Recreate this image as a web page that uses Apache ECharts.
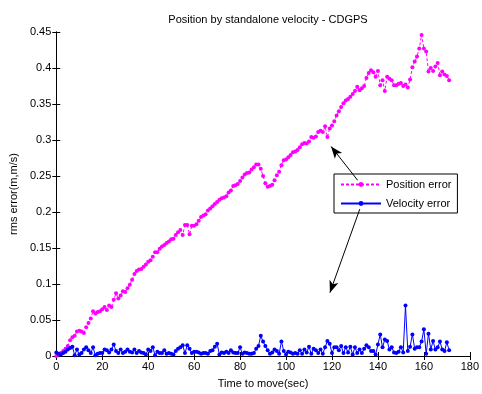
<!DOCTYPE html>
<html>
<head>
<meta charset="utf-8">
<script src="https://cdn.jsdelivr.net/npm/echarts@6/dist/echarts.min.js"></script>
<style>
html,body{margin:0;padding:0;background:#fff;}
#chart{width:482px;height:394px;}
</style>
</head>
<body>
<div id="chart"></div>
<script>
var titleText = 'Position by standalone velocity - CDGPS';
var xLabel = 'Time to move(sec)';
var yLabel = 'rms error(m,m/s)';
var seriesNames = ['Position error', 'Velocity error'];
var timeStart = 0;
var positionError = [
0.000,0.002,0.004,0.007,0.010,0.014,0.022,0.026,0.028,0.034,
0.035,0.034,0.032,0.040,0.046,0.052,0.062,0.059,0.061,0.062,
0.065,0.068,0.064,0.070,0.068,0.078,0.087,0.080,0.084,0.090,
0.089,0.094,0.099,0.106,0.114,0.118,0.120,0.121,0.124,0.127,
0.131,0.133,0.138,0.144,0.144,0.149,0.152,0.154,0.157,0.159,
0.162,0.163,0.168,0.172,0.175,0.168,0.182,0.182,0.169,0.181,
0.181,0.183,0.188,0.193,0.195,0.197,0.202,0.205,0.208,0.211,
0.214,0.217,0.219,0.220,0.222,0.227,0.230,0.236,0.237,0.239,
0.243,0.248,0.252,0.254,0.255,0.259,0.262,0.266,0.266,0.260,
0.250,0.240,0.235,0.236,0.238,0.244,0.251,0.256,0.265,0.272,
0.273,0.276,0.279,0.283,0.284,0.286,0.290,0.294,0.296,0.295,
0.298,0.304,0.303,0.305,0.311,0.313,0.311,0.319,0.304,0.316,
0.320,0.326,0.334,0.340,0.346,0.351,0.355,0.357,0.360,0.364,
0.368,0.374,0.369,0.372,0.375,0.386,0.393,0.397,0.394,0.388,
0.396,0.376,0.383,0.368,0.388,0.385,0.383,0.376,0.376,0.378,
0.379,0.375,0.377,0.373,0.384,0.401,0.409,0.416,0.427,0.446,
0.427,0.423,0.395,0.400,0.396,0.402,0.407,0.390,0.395,0.391,
0.389,0.383
];
var velocityError = [
0.005,0.003,0.002,0.004,0.006,0.009,0.011,0.013,0.001,0.009,
0.002,0.004,0.009,0.012,0.008,0.004,0.012,0.001,0.003,0.004,
0.004,0.009,0.008,0.005,0.009,0.016,0.007,0.004,0.009,0.004,
0.006,0.009,0.006,0.005,0.009,0.004,0.007,0.005,0.004,0.002,
0.009,0.007,0.012,0.001,0.006,0.004,0.004,0.008,0.003,0.004,
0.003,0.002,0.007,0.010,0.012,0.015,0.004,0.015,0.010,0.004,
0.006,0.006,0.005,0.003,0.004,0.004,0.003,0.007,0.008,0.013,
0.017,0.002,0.005,0.004,0.006,0.004,0.008,0.005,0.004,0.004,
0.012,0.003,0.005,0.004,0.003,0.003,0.004,0.010,0.014,0.028,
0.020,0.014,0.008,0.003,0.005,0.009,0.007,0.003,0.020,0.007,
0.002,0.006,0.005,0.003,0.004,0.003,0.008,0.003,0.009,0.005,
0.013,0.003,0.010,0.008,0.004,0.009,0.003,0.012,0.021,0.017,
0.004,0.012,0.012,0.008,0.014,0.004,0.012,0.005,0.013,0.002,
0.012,0.004,0.009,0.004,0.010,0.015,0.012,0.007,0.007,0.002,
0.016,0.030,0.012,0.023,0.021,0.009,0.012,0.005,0.004,0.006,
0.012,0.005,0.070,0.007,0.013,0.030,0.010,0.012,0.012,0.020,
0.037,0.003,0.031,0.009,0.021,0.009,0.012,0.020,0.009,0.007,
0.019,0.008
];
// annotation arrows [fromX, fromY, toX, toY] in data units
var arrowPos = [131.2, 0.244, 119.6, 0.291];
var arrowVel = [132.1, 0.204, 119.1, 0.088];

function pairs(arr){
  var out=[];
  for(var i=0;i<arr.length;i++) out.push([timeStart+i, arr[i]]);
  return out;
}
var font = 'Liberation Sans, Arial, sans-serif';
var chart = echarts.init(document.getElementById('chart'), null, {renderer:'canvas'});
var axisCommon = {
  axisLine:{show:true,lineStyle:{color:'#000',width:1}},
  axisTick:{show:true,inside:true,length:4,lineStyle:{color:'#000'}},
  splitLine:{show:false}
};
chart.setOption({
  animation:false,
  backgroundColor:'#fff',
  title:{text:titleText,left:263,top:9,textAlign:'center',
    textStyle:{fontFamily:font,fontSize:11,fontWeight:'normal',color:'#000'}},
  grid:{left:54,top:32,right:11,bottom:38,containLabel:false},
  legend:{
    orient:'vertical',left:334,top:174,width:129,
    backgroundColor:'#fff',borderColor:'#000',borderWidth:1,borderRadius:0,
    padding:[5,6,4,6],itemWidth:40,itemHeight:6,itemGap:8,
    textStyle:{fontFamily:font,fontSize:11,color:'#000'},
    data:seriesNames
  },
  xAxis:[
    Object.assign({type:'value',min:0,max:180,interval:20,position:'bottom',
      name:xLabel,nameLocation:'middle',nameGap:22,
      nameTextStyle:{fontFamily:font,fontSize:11,color:'#000'},
      axisLabel:{fontFamily:font,fontSize:11,color:'#000',margin:5}},axisCommon),
    Object.assign({type:'value',min:0,max:180,interval:20,position:'top',
      axisLabel:{show:false}},axisCommon)
  ],
  yAxis:[
    Object.assign({type:'value',min:0,max:0.45,interval:0.05,position:'left',
      name:yLabel,nameLocation:'middle',nameGap:36,nameRotate:90,
      nameTextStyle:{fontFamily:font,fontSize:11,color:'#000'},
      axisLabel:{fontFamily:font,fontSize:11,color:'#000',margin:5}},axisCommon),
    Object.assign({type:'value',min:0,max:0.45,interval:0.05,position:'right',
      axisLabel:{show:false}},axisCommon)
  ],
  series:[
    {name:seriesNames[0],type:'line',data:pairs(positionError),
     symbol:'circle',symbolSize:4,showAllSymbol:true,
     itemStyle:{color:'#ff00ff'},
     lineStyle:{color:'#ff00ff',width:1,type:[3,2]}},
    {name:seriesNames[1],type:'line',data:pairs(velocityError),
     symbol:'circle',symbolSize:4,showAllSymbol:true,
     itemStyle:{color:'#0000ff'},
     lineStyle:{color:'#0000ff',width:1},
     markLine:{silent:true,symbol:['none','arrow'],symbolSize:[7,12],
       label:{show:false},lineStyle:{color:'#000',width:1,type:'solid'},
       data:[
         [{coord:[arrowPos[0],arrowPos[1]]},{coord:[arrowPos[2],arrowPos[3]]}],
         [{coord:[arrowVel[0],arrowVel[1]]},{coord:[arrowVel[2],arrowVel[3]]}]
       ]}}
  ]
});
</script>
</body>
</html>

■ Exercise task ■
The data above should be repeated exactly, minus any pictures.

■ Solution to this exercise ■
Recreate this image as a web page that uses Apache ECharts.
<!DOCTYPE html>
<html>
<head>
<meta charset="utf-8">
<script src="https://cdn.jsdelivr.net/npm/echarts@6/dist/echarts.min.js"></script>
<style>
html,body{margin:0;padding:0;background:#fff;}
#chart{width:482px;height:394px;}
</style>
</head>
<body>
<div id="chart"></div>
<script>
var titleText = 'Position by standalone velocity - CDGPS';
var xLabel = 'Time to move(sec)';
var yLabel = 'rms error(m,m/s)';
var seriesNames = ['Position error', 'Velocity error'];
var timeStart = 0;
var positionError = [
0.000,0.002,0.004,0.007,0.010,0.014,0.022,0.026,0.028,0.034,
0.035,0.034,0.032,0.040,0.046,0.052,0.062,0.059,0.061,0.062,
0.065,0.068,0.064,0.070,0.068,0.078,0.087,0.080,0.084,0.090,
0.089,0.094,0.099,0.106,0.114,0.118,0.120,0.121,0.124,0.127,
0.131,0.133,0.138,0.144,0.144,0.149,0.152,0.154,0.157,0.159,
0.162,0.163,0.168,0.172,0.175,0.168,0.182,0.182,0.169,0.181,
0.181,0.183,0.188,0.193,0.195,0.197,0.202,0.205,0.208,0.211,
0.214,0.217,0.219,0.220,0.222,0.227,0.230,0.236,0.237,0.239,
0.243,0.248,0.252,0.254,0.255,0.259,0.262,0.266,0.266,0.260,
0.250,0.240,0.235,0.236,0.238,0.244,0.251,0.256,0.265,0.272,
0.273,0.276,0.279,0.283,0.284,0.286,0.290,0.294,0.296,0.295,
0.298,0.304,0.303,0.305,0.311,0.313,0.311,0.319,0.304,0.316,
0.320,0.326,0.334,0.340,0.346,0.351,0.355,0.357,0.360,0.364,
0.368,0.374,0.369,0.372,0.375,0.386,0.393,0.397,0.394,0.388,
0.396,0.376,0.383,0.368,0.388,0.385,0.383,0.376,0.376,0.378,
0.379,0.375,0.377,0.373,0.384,0.401,0.409,0.416,0.427,0.446,
0.427,0.423,0.395,0.400,0.396,0.402,0.407,0.390,0.395,0.391,
0.389,0.383
];
var velocityError = [
0.005,0.003,0.002,0.004,0.006,0.009,0.011,0.013,0.001,0.009,
0.002,0.004,0.009,0.012,0.008,0.004,0.012,0.001,0.003,0.004,
0.004,0.009,0.008,0.005,0.009,0.016,0.007,0.004,0.009,0.004,
0.006,0.009,0.006,0.005,0.009,0.004,0.007,0.005,0.004,0.002,
0.009,0.007,0.012,0.001,0.006,0.004,0.004,0.008,0.003,0.004,
0.003,0.002,0.007,0.010,0.012,0.015,0.004,0.015,0.010,0.004,
0.006,0.006,0.005,0.003,0.004,0.004,0.003,0.007,0.008,0.013,
0.017,0.002,0.005,0.004,0.006,0.004,0.008,0.005,0.004,0.004,
0.012,0.003,0.005,0.004,0.003,0.003,0.004,0.010,0.014,0.028,
0.020,0.014,0.008,0.003,0.005,0.009,0.007,0.003,0.020,0.007,
0.002,0.006,0.005,0.003,0.004,0.003,0.008,0.003,0.009,0.005,
0.013,0.003,0.010,0.008,0.004,0.009,0.003,0.012,0.021,0.017,
0.004,0.012,0.012,0.008,0.014,0.004,0.012,0.005,0.013,0.002,
0.012,0.004,0.009,0.004,0.010,0.015,0.012,0.007,0.007,0.002,
0.016,0.030,0.012,0.023,0.021,0.009,0.012,0.005,0.004,0.006,
0.012,0.005,0.070,0.007,0.013,0.030,0.010,0.012,0.012,0.020,
0.037,0.003,0.031,0.009,0.021,0.009,0.012,0.020,0.009,0.007,
0.019,0.008
];
// annotation arrows [fromX, fromY, toX, toY] in data units
var arrowPos = [131.2, 0.244, 119.6, 0.291];
var arrowVel = [132.1, 0.204, 119.1, 0.088];

function pairs(arr){
  var out=[];
  for(var i=0;i<arr.length;i++) out.push([timeStart+i, arr[i]]);
  return out;
}
var font = 'Liberation Sans, Arial, sans-serif';
var chart = echarts.init(document.getElementById('chart'), null, {renderer:'canvas'});
var axisCommon = {
  axisLine:{show:true,lineStyle:{color:'#000',width:1}},
  axisTick:{show:true,inside:true,length:4,lineStyle:{color:'#000'}},
  splitLine:{show:false}
};
chart.setOption({
  animation:false,
  backgroundColor:'#fff',
  title:{text:titleText,left:263,top:9,textAlign:'center',
    textStyle:{fontFamily:font,fontSize:11,fontWeight:'normal',color:'#000'}},
  grid:{left:54,top:32,right:11,bottom:38,containLabel:false},
  legend:{
    orient:'vertical',left:334,top:174,width:129,
    backgroundColor:'#fff',borderColor:'#000',borderWidth:1,borderRadius:0,
    padding:[5,6,4,6],itemWidth:40,itemHeight:6,itemGap:8,
    textStyle:{fontFamily:font,fontSize:11,color:'#000'},
    data:seriesNames
  },
  xAxis:[
    Object.assign({type:'value',min:0,max:180,interval:20,position:'bottom',
      name:xLabel,nameLocation:'middle',nameGap:22,
      nameTextStyle:{fontFamily:font,fontSize:11,color:'#000'},
      axisLabel:{fontFamily:font,fontSize:11,color:'#000',margin:5}},axisCommon),
    Object.assign({type:'value',min:0,max:180,interval:20,position:'top',
      axisLabel:{show:false}},axisCommon)
  ],
  yAxis:[
    Object.assign({type:'value',min:0,max:0.45,interval:0.05,position:'left',
      name:yLabel,nameLocation:'middle',nameGap:36,nameRotate:90,
      nameTextStyle:{fontFamily:font,fontSize:11,color:'#000'},
      axisLabel:{fontFamily:font,fontSize:11,color:'#000',margin:5}},axisCommon),
    Object.assign({type:'value',min:0,max:0.45,interval:0.05,position:'right',
      axisLabel:{show:false}},axisCommon)
  ],
  series:[
    {name:seriesNames[0],type:'line',data:pairs(positionError),
     symbol:'circle',symbolSize:4,showAllSymbol:true,
     itemStyle:{color:'#ff00ff'},
     lineStyle:{color:'#ff00ff',width:1,type:[3,2]}},
    {name:seriesNames[1],type:'line',data:pairs(velocityError),
     symbol:'circle',symbolSize:4,showAllSymbol:true,
     itemStyle:{color:'#0000ff'},
     lineStyle:{color:'#0000ff',width:1},
     markLine:{silent:true,symbol:['none','arrow'],symbolSize:[7,12],
       label:{show:false},lineStyle:{color:'#000',width:1,type:'solid'},
       data:[
         [{coord:[arrowPos[0],arrowPos[1]]},{coord:[arrowPos[2],arrowPos[3]]}],
         [{coord:[arrowVel[0],arrowVel[1]]},{coord:[arrowVel[2],arrowVel[3]]}]
       ]}}
  ]
});
</script>
</body>
</html>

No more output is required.